### THE TASK
Spot every line with the word "this" and return it.

### GIVEN RECORDS
^^^^^^^^
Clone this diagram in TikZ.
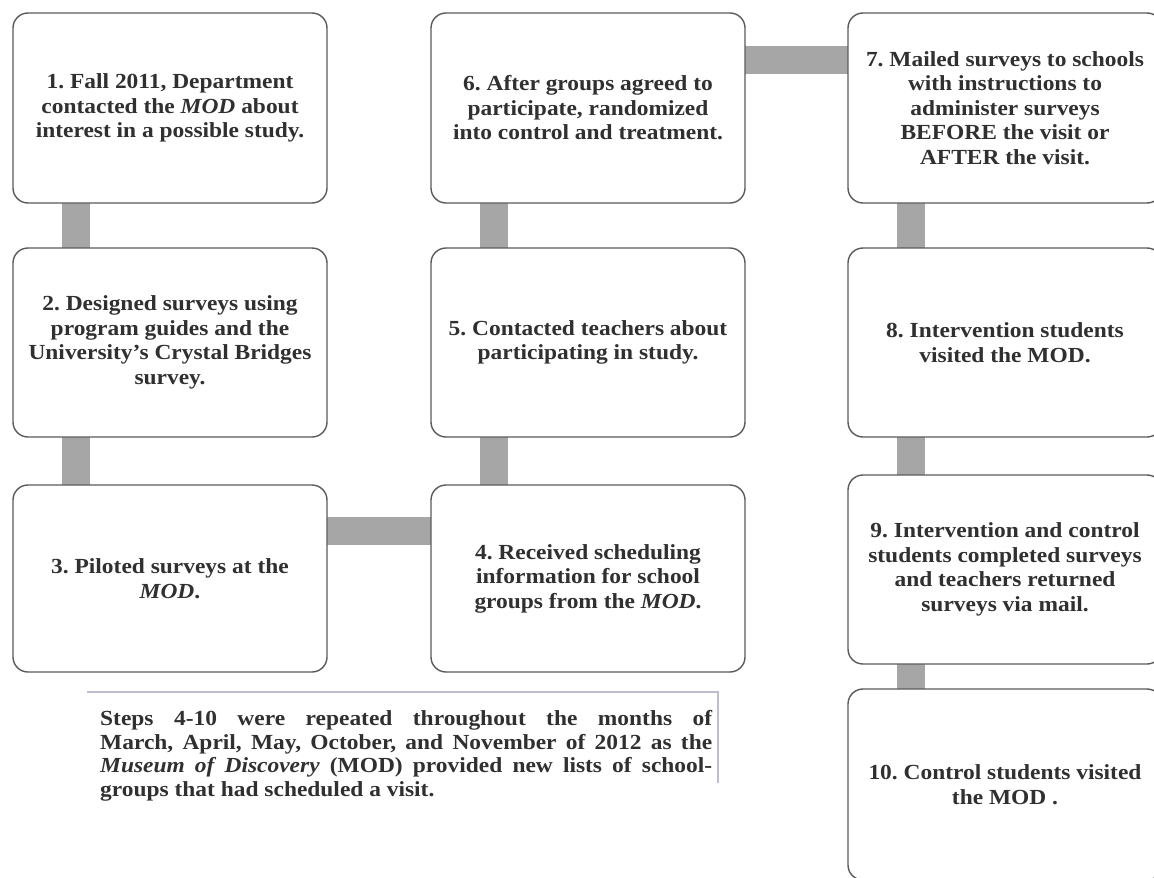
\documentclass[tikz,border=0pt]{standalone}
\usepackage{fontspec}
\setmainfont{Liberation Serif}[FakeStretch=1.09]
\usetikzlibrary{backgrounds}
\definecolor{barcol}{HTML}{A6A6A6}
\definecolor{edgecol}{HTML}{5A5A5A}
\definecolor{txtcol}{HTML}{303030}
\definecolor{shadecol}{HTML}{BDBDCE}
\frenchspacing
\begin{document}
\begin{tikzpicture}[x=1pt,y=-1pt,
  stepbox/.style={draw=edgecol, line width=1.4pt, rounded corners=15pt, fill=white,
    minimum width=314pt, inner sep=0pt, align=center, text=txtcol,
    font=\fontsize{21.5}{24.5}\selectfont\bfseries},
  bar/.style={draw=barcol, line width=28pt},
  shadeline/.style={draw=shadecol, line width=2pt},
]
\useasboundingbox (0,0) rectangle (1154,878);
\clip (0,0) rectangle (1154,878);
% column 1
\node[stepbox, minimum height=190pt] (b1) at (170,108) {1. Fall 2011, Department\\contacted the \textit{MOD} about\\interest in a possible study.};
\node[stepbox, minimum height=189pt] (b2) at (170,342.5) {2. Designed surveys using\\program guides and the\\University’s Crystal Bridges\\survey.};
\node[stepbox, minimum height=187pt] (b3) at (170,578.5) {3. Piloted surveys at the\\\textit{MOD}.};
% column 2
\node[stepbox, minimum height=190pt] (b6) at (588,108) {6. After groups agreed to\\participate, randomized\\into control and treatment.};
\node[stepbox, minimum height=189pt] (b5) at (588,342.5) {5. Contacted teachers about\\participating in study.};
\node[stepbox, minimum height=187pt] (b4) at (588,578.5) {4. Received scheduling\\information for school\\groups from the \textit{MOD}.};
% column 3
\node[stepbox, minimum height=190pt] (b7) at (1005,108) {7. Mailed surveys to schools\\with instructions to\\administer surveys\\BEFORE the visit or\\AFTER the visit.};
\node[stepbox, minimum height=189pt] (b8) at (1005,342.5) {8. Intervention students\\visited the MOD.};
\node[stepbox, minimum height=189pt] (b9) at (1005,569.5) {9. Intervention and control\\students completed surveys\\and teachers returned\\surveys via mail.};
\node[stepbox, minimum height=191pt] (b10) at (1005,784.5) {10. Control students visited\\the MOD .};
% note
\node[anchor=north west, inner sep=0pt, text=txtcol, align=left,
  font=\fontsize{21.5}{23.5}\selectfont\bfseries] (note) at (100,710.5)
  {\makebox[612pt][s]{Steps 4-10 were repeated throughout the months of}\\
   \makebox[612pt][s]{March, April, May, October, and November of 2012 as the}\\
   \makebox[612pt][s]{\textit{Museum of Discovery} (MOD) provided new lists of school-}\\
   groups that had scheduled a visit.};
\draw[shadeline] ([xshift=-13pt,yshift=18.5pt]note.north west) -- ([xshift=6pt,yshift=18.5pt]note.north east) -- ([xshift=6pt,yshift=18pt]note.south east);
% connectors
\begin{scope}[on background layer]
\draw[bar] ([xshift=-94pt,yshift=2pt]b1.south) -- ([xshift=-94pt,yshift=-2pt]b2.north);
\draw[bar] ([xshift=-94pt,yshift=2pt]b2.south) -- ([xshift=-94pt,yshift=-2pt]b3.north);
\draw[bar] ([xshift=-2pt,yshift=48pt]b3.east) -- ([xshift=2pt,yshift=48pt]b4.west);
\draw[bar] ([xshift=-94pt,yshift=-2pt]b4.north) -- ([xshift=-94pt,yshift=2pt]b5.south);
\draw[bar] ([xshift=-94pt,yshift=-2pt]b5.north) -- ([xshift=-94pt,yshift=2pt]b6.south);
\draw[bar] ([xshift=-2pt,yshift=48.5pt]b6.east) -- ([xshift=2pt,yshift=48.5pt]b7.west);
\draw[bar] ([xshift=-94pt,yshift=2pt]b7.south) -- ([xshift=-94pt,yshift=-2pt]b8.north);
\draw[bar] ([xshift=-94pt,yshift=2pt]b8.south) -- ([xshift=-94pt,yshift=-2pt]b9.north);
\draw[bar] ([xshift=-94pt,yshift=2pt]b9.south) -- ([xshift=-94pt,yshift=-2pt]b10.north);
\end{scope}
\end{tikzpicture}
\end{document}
^^^^^^^^
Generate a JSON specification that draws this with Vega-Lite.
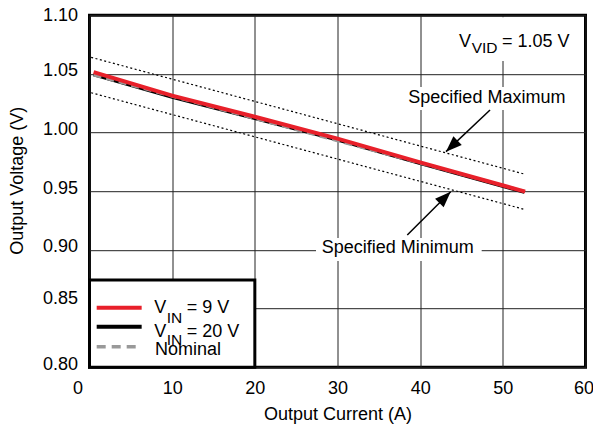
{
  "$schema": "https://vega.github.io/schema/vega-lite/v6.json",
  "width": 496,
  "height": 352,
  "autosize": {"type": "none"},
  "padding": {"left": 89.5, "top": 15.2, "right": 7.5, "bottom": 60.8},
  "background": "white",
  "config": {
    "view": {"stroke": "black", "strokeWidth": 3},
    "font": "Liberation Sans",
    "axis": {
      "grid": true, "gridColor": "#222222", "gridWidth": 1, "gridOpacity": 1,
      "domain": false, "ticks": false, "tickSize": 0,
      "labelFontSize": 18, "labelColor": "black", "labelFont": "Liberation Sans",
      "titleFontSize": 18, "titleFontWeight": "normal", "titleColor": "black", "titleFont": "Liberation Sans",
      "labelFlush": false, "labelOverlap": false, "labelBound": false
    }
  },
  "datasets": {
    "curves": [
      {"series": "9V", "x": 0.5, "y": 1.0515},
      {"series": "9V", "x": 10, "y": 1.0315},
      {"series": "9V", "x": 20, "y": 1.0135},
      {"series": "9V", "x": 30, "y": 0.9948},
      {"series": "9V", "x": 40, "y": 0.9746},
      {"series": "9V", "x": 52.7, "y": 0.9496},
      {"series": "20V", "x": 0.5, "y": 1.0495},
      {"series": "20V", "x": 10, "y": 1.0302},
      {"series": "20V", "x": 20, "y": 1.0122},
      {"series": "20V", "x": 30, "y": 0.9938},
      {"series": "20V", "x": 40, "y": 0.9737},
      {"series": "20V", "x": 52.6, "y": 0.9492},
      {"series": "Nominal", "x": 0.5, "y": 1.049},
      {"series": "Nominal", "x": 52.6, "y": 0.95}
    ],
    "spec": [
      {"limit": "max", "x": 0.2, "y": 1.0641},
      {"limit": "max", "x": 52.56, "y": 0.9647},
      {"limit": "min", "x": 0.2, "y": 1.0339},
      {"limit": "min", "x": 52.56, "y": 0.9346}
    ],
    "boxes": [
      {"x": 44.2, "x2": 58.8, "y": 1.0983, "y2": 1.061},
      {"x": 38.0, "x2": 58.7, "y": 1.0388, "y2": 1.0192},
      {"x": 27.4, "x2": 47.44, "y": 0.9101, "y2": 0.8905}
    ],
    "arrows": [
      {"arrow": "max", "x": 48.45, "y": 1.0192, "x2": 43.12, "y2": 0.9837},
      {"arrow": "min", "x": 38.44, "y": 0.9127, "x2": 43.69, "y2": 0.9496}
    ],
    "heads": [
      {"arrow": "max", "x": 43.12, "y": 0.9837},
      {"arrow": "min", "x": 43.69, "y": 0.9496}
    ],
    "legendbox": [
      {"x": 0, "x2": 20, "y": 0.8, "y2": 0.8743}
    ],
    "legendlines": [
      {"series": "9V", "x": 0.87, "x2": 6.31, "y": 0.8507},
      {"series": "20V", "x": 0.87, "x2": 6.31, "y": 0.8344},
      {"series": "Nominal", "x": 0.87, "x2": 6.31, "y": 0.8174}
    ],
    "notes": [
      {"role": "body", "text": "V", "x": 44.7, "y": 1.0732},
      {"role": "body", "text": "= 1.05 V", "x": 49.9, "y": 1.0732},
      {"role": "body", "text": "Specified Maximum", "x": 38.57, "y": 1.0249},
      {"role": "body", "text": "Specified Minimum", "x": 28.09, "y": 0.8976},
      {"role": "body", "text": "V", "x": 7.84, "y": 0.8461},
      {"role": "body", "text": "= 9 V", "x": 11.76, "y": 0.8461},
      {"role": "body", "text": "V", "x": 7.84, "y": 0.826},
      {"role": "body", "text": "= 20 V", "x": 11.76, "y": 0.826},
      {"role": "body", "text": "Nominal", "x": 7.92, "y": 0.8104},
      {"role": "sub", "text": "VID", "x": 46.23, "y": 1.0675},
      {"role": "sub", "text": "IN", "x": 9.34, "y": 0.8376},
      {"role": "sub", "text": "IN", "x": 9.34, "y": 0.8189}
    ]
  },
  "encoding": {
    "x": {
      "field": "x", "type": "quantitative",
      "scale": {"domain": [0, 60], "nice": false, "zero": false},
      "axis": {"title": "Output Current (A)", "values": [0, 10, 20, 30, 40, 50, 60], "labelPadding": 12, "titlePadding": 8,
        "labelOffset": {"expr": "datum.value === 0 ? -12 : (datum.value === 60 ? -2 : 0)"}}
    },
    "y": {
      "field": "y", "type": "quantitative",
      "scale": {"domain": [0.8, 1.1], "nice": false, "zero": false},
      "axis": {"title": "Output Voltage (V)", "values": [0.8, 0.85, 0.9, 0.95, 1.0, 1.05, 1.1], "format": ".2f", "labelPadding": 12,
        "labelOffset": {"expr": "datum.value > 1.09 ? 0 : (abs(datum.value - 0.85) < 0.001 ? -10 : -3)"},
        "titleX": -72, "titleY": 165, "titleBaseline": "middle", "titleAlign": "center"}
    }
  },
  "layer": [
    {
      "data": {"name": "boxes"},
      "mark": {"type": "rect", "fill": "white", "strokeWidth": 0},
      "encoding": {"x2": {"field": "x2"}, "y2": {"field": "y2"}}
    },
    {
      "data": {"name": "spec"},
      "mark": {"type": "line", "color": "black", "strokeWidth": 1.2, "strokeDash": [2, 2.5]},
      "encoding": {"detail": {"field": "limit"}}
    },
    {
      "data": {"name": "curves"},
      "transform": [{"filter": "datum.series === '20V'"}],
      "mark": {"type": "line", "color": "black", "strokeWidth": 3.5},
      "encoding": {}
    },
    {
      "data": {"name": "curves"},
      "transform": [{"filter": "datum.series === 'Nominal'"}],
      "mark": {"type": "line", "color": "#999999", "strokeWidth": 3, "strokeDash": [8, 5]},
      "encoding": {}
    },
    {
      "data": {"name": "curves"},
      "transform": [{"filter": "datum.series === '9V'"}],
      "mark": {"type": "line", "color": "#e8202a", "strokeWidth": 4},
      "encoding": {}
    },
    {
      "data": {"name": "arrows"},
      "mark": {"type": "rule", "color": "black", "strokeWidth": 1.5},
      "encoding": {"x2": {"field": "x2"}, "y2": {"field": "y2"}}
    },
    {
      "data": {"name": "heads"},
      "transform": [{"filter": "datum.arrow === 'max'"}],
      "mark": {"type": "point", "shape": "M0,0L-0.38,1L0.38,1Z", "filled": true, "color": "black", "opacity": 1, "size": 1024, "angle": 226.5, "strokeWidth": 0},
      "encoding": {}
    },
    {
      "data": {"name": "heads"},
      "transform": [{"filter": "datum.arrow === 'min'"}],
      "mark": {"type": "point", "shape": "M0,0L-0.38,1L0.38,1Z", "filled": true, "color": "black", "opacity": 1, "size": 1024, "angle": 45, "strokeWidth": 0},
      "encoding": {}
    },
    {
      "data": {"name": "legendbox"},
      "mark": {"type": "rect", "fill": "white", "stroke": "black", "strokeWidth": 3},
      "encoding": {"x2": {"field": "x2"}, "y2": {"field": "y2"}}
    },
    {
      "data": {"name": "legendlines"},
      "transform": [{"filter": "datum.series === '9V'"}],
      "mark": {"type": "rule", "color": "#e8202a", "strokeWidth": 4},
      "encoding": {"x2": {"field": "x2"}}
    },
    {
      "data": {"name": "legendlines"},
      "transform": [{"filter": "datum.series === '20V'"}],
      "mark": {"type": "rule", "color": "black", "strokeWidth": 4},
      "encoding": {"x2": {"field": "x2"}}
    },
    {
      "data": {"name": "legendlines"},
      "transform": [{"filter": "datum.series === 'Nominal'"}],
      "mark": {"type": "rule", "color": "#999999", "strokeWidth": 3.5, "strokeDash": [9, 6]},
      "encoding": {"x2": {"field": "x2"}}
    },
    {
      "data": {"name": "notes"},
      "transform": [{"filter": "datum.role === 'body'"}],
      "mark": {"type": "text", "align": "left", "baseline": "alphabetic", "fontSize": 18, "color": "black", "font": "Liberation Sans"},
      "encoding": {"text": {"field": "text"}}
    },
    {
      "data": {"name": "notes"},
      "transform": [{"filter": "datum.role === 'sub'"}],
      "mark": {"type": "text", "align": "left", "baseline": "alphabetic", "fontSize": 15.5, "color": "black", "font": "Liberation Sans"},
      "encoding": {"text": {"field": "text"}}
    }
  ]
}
^^^^^^^^
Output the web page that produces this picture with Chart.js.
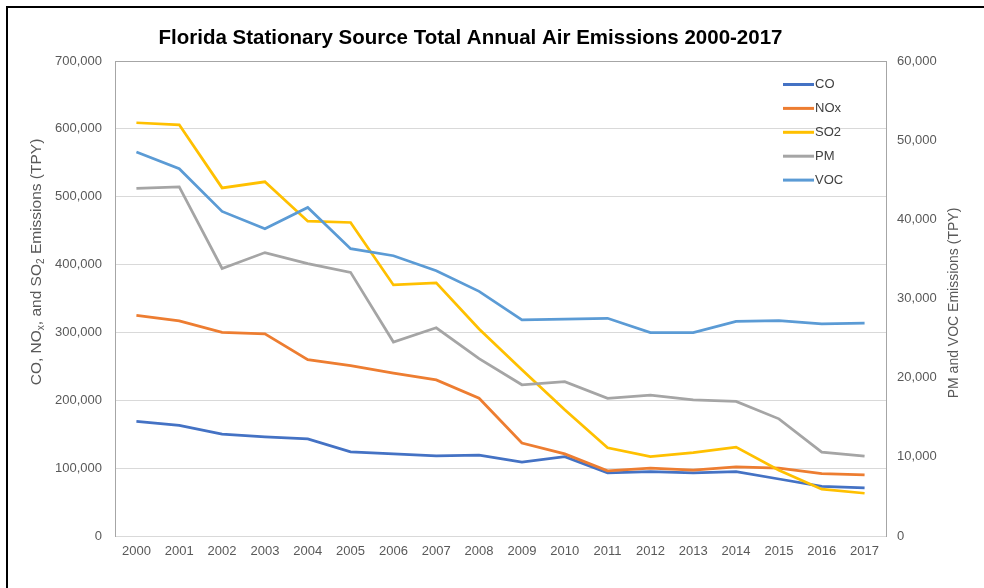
^^^^^^^^
### ANSWER TO THE TASK
Clone this diagram in TikZ.
Generate a JSON specification that draws this with Vega-Lite.
Output the web page that produces this picture with Chart.js.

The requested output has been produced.